At age 29, he was appointed as mayor of Dushanbe. In 2018, the Tajik Constitution was amended to allow a person as young as 30 to run for president.
Now, following claims by a prominent opposition activist that he was recently abducted, tortured, and pressured to support Rustam Emomali in the 2020 presidential election, the 31-year-old son of the country's long-standing authoritarian leader is squarely back in the spotlight.
Rustam Emomali, the eldest son of 66-year-old President Emomali Rahmon, has never publicly said he would run for the presidency, but it is widely believed that he is being groomed as the heir apparent.
The prospect reemerged this week after Sharofiddin Gadoev, a member of the banned Group 24 opposition movement, made allegations that state officials had pressured him to support Emomali.
“Their plan for me included...leading the 17 members of Group 24 who have returned to Tajikistan and gradually supporting the policies of President Rahmon and Rustam Emomali," he told RFE/RL's Tajik Service in a March 7 interview. "They mentioned that 'Rustam Emomali will take part in the 2020 election and...you will support him.'"
Prior to replacing Muhammadsaid Ubaidulloev, a Rahmon ally, as Dushanbe mayor two years ago, Emomali headed a state financial oversight and anticorruption agency. Prior to that, he served as the chief of the state customs service, a position he received at the age of 25, along with a military rank of major general.
His age stood in the way of him ascending politically at the national level. But in 2018, Tajikistan's parliament approved amendments to the elections law, reducing the eligibility age from 35 to 30 both for the presidency and for legislative posts in parliament's upper chamber.
Your browser doesn’t support HTML5
The amendments, endorsed in a 2016 referendum, also gave Rahmon the right to run for an unlimited number of terms. Rahmon signed the measures into law in February 2018.
The right to unlimited terms applies only to Rahmon, who was granted the title of Leader of the Nation.
No Opposition
With no real opposition, and no genuine political rival to challenge the incumbent Rahmon, the main question being asked by analysts is whether it will be father or son in the presidential office after 2020.

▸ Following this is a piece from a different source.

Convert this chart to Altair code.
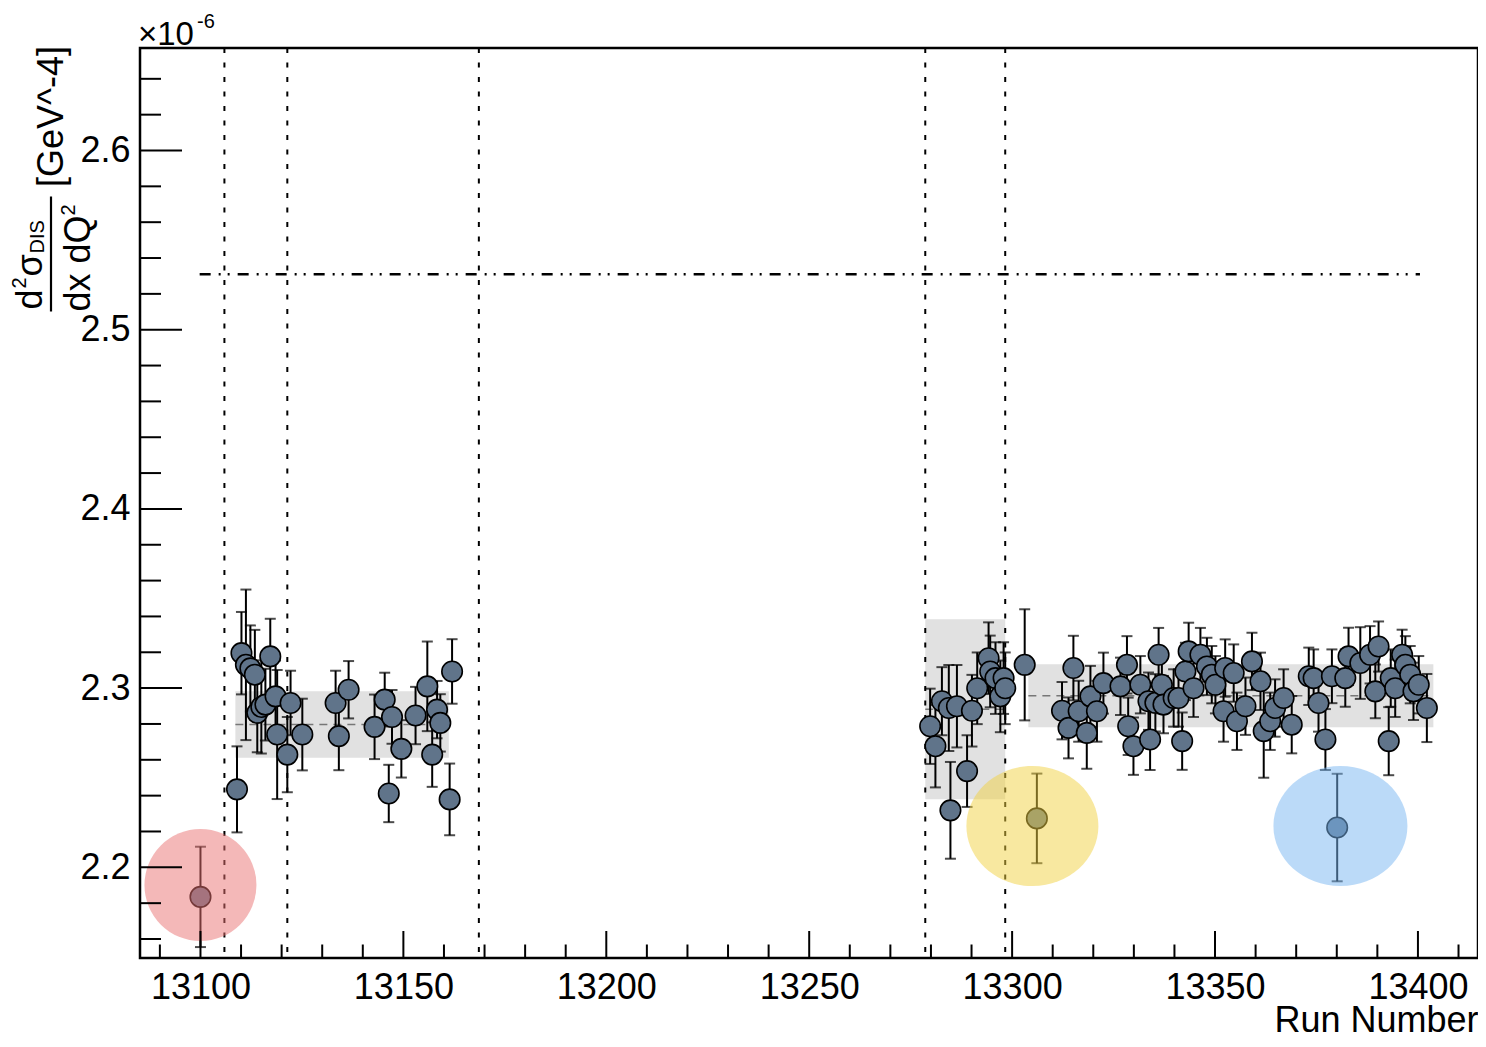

Tajikistan is expected to hold both presidential and parliamentary elections that year, although no exact dates have been set yet.
"There are two options in the election that both depend on the same person: Will Rahmon decide to run himself or bring forward his son, Rustam's candidacy?" says Parviz Mullojonov, a Dushanbe-based independent expert on political affairs. "This is what the experts believe."
Tajikistan doesn’t have a record of free-and-fair elections. Rahmon’s government has been repeatedly criticized for suppressing dissent and restricting political freedoms.
The opposition Islamic Renaissance Party, which is viewed as a moderate religious movement, was branded as a terrorist group and banned in 2015. Dozens of party officials and lawyers were sent to prison.
The Group 24 movement was branded “extremist” and outlawed in 2014 after it called for antigovernment protests.
Gadoev's comments suggest that efforts are under way in Dushanbe to transfer power to Emomali sooner rather than later.
The activist said that during interrogations in Dushanbe, one high-ranking general told him that "Rustam Emomali is the future president of Tajikistan."